Бориса Петровича Климова десятилетним увезла в Югославию мать – вдова офицера, сестра милосердия белой армии. В Югославии он закончил гимназию и строительный институт, женился на хорватке, которая вскоре научилась говорить по-русски – благо, дружила со свекровью; сына и дочь они старались воспитывать русскими. Борис Петрович едва помнил Россию, но издали полюбил и благоговейно почитал далекую родину. Он знал нашу литературу, музыку, фильмы, читал московские газеты и журналы, слушал московское радио, помнил имена всех дикторов. Мне бывало неловко, когда оказывалось, что он лучше меня знает множество фактов и статистических данных об итогах пятилеток, о строительстве в Сибири и на Дальнем Востоке, о новых железнодорожных линиях. Он жадно расспрашивал о Москве, о метро, о внешнем виде московских улиц, о том, как мы живем в будни и в праздники. Ему хотелось знать подробно, что такое дом отдыха и как выглядит студенческое общежитие, как у нас танцуют, какие обычаи существуют в отношениях между юношами и девушками, как защищают диссертации… Снова и снова расспрашивал он о войне, об эвакуации промышленности, о блокаде Ленинграда, о комитете «Свободная Германия», о поведении немецких военнопленных, о разрушениях Киева, о наших генералах и, конечно, о Сталине, и опять о Сталине, о котором говорил почтительно и восхищенно. Мы разговаривали все дни напролет, а иногда еще после отбоя. Он сразу же, с первого знакомства располагал к себе. Приветливый, внимательный взгляд сероголубых, юношески быстрых глаз, легко переходящих от печали к усмешке. Удлиненное светлое лицо и прямые русые волосы – такие чаще встречаются в Прибалтике: крепкий хрящеватый череп северного воина, резкие очертания особенно приметны в профиль – и славянская мягкость в складке губ и линиях щек. (Борис Климов был первым, кто сообщил семье обо мне еще летом 1945 года, проезжая через Москву, он послал записку моей жене…) 8 июня всех «югославов» освободили. Много лет спустя я узнал, что они еще несколько месяцев мыкались по всяким пересыльным лагерям, правда, уже как свободные репатриируемые[2].

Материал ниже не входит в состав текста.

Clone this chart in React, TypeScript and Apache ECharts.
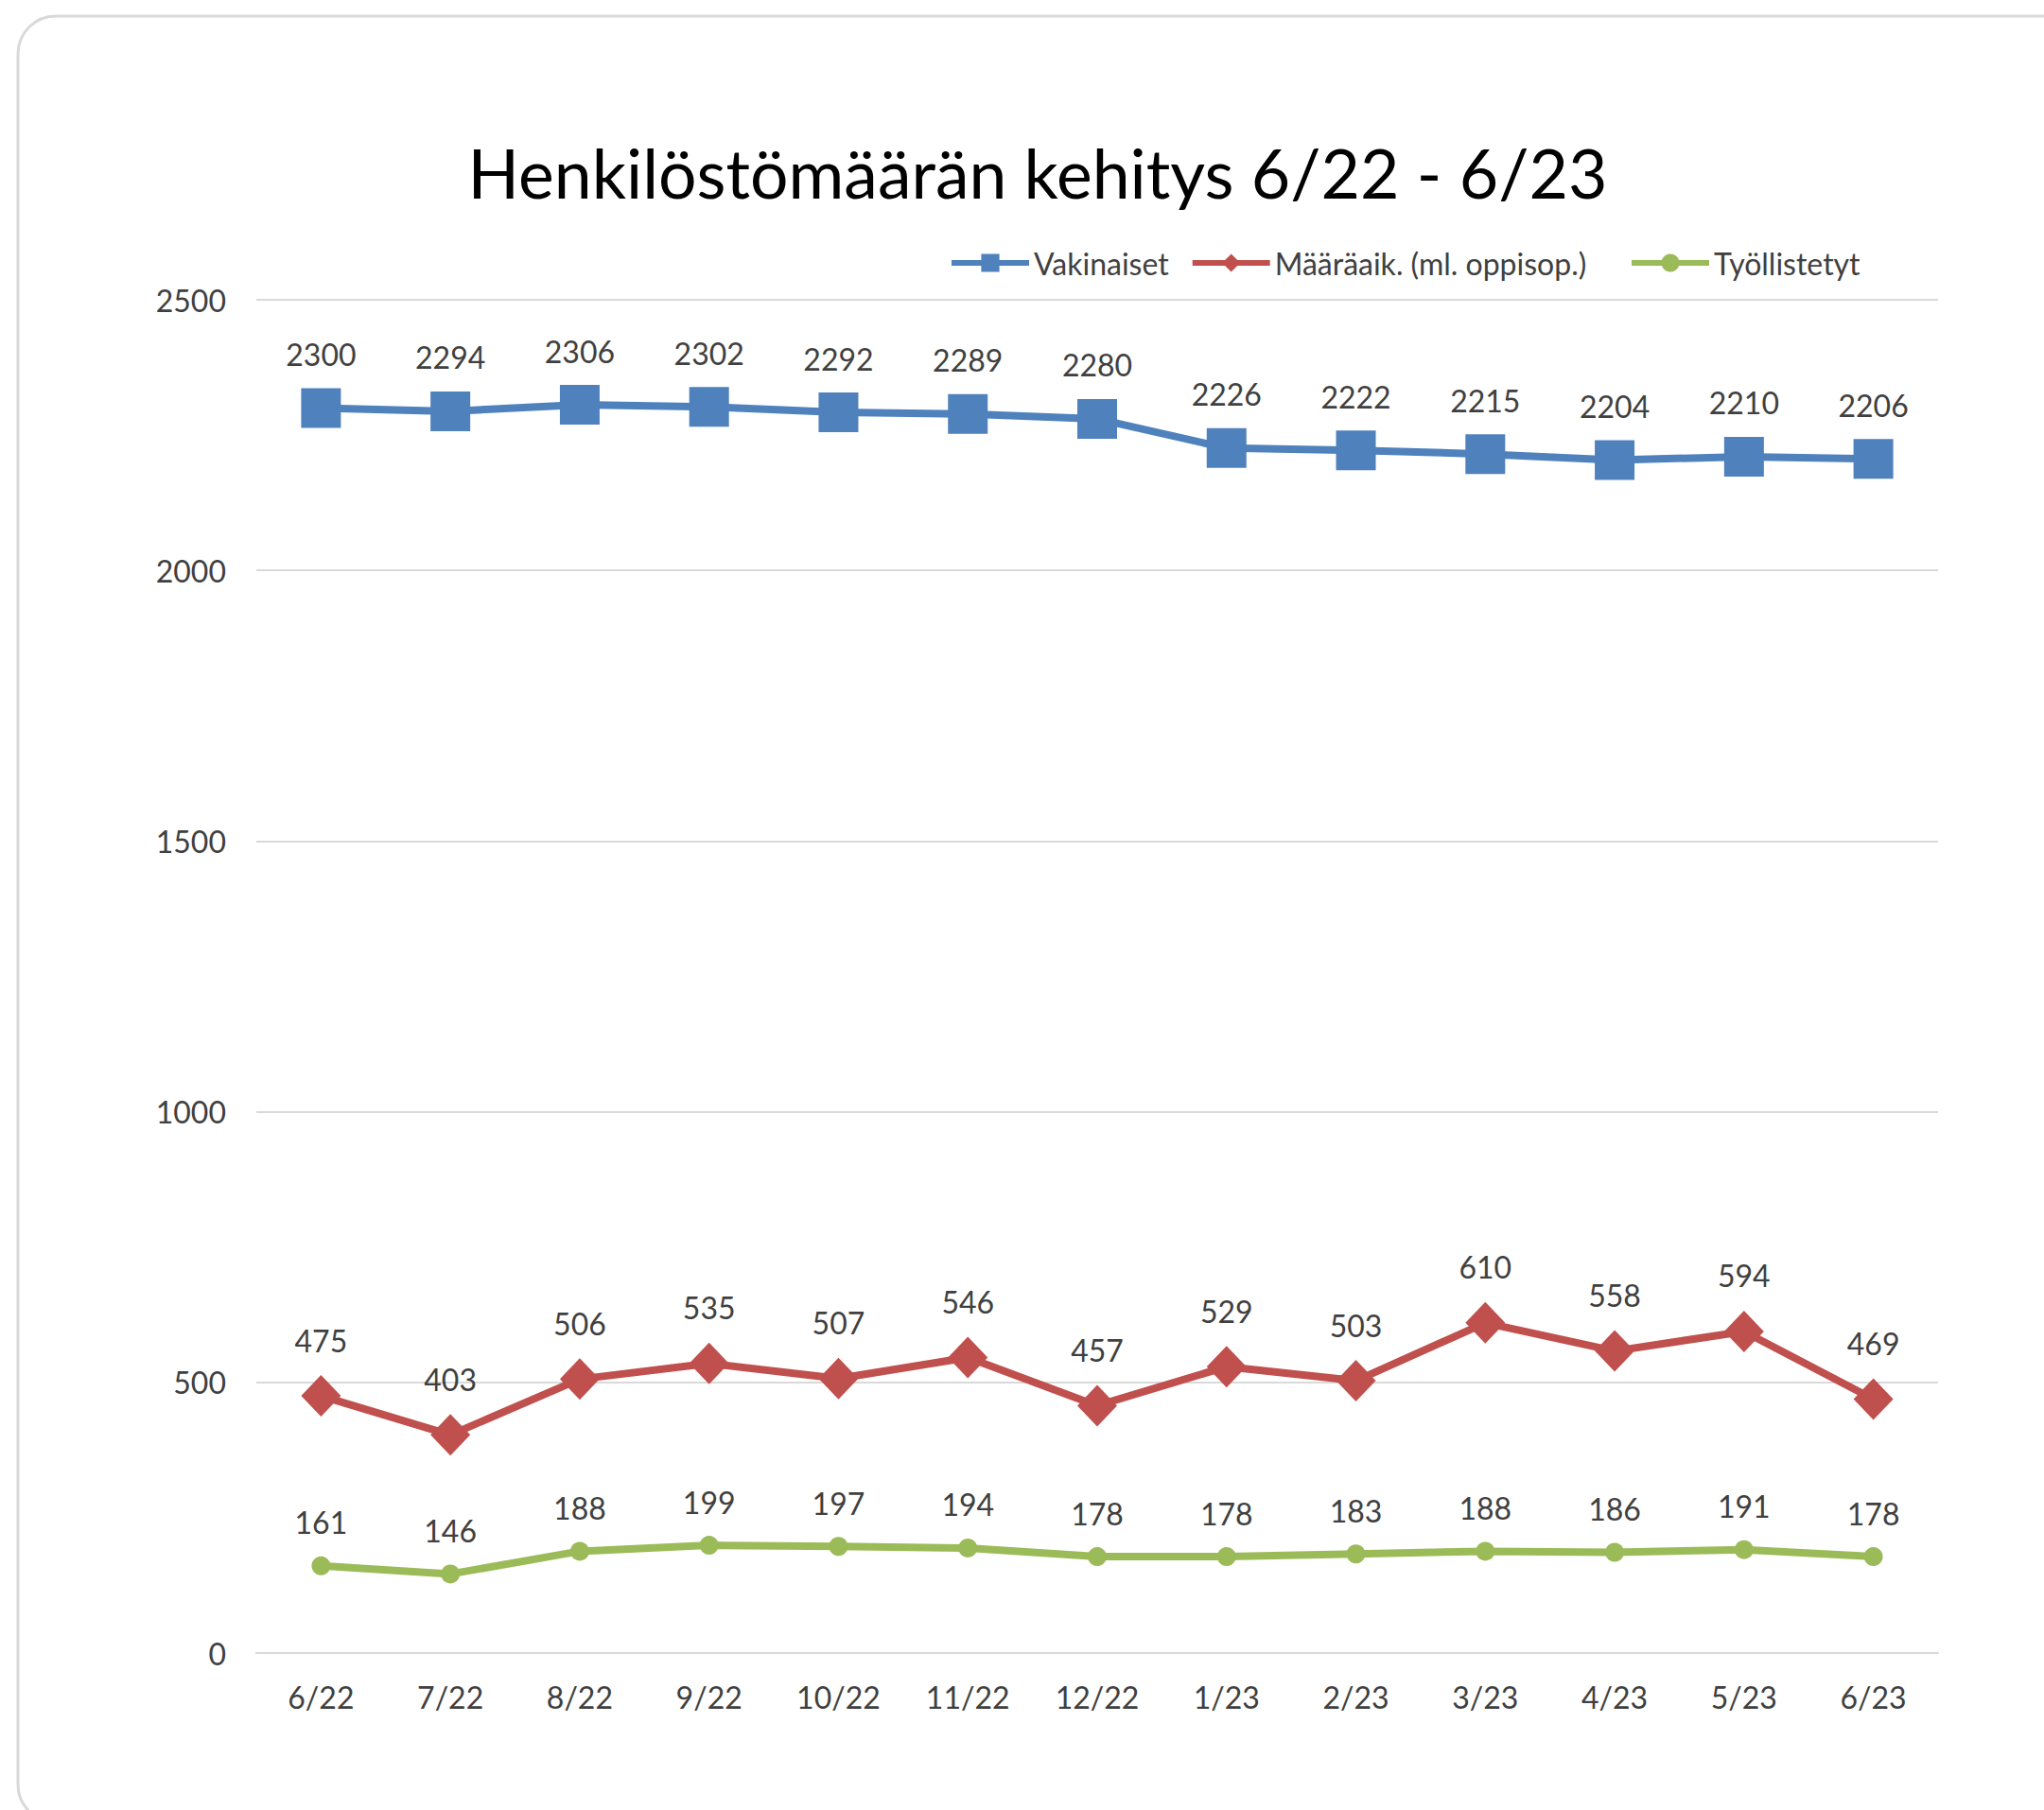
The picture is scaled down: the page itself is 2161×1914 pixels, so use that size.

Глава пятая. Подпоручик Тадеуш
Тадеуш Ружаньский, подпоручик Армии Крайовой, заканчивал гимназию уже в оккупированной Варшаве. Гимназия была подпольной, и почти все гимназисты-старшеклассники стали бойцами Сопротивления. Тадеуш командовал взводом в дни Варшавского восстания осенью 1944 года. Он рассказывал – и слезы дрожали в голосе, – как в первый день они собрались во дворах, в квартирах, на пустырях, за стенами разрушенных домов – все до одного, никто не опоздал! – и точно в назначенный час вышли на улицу и запели «Молитву Тобрука», только вместо «Тобрука» пели «Варшава».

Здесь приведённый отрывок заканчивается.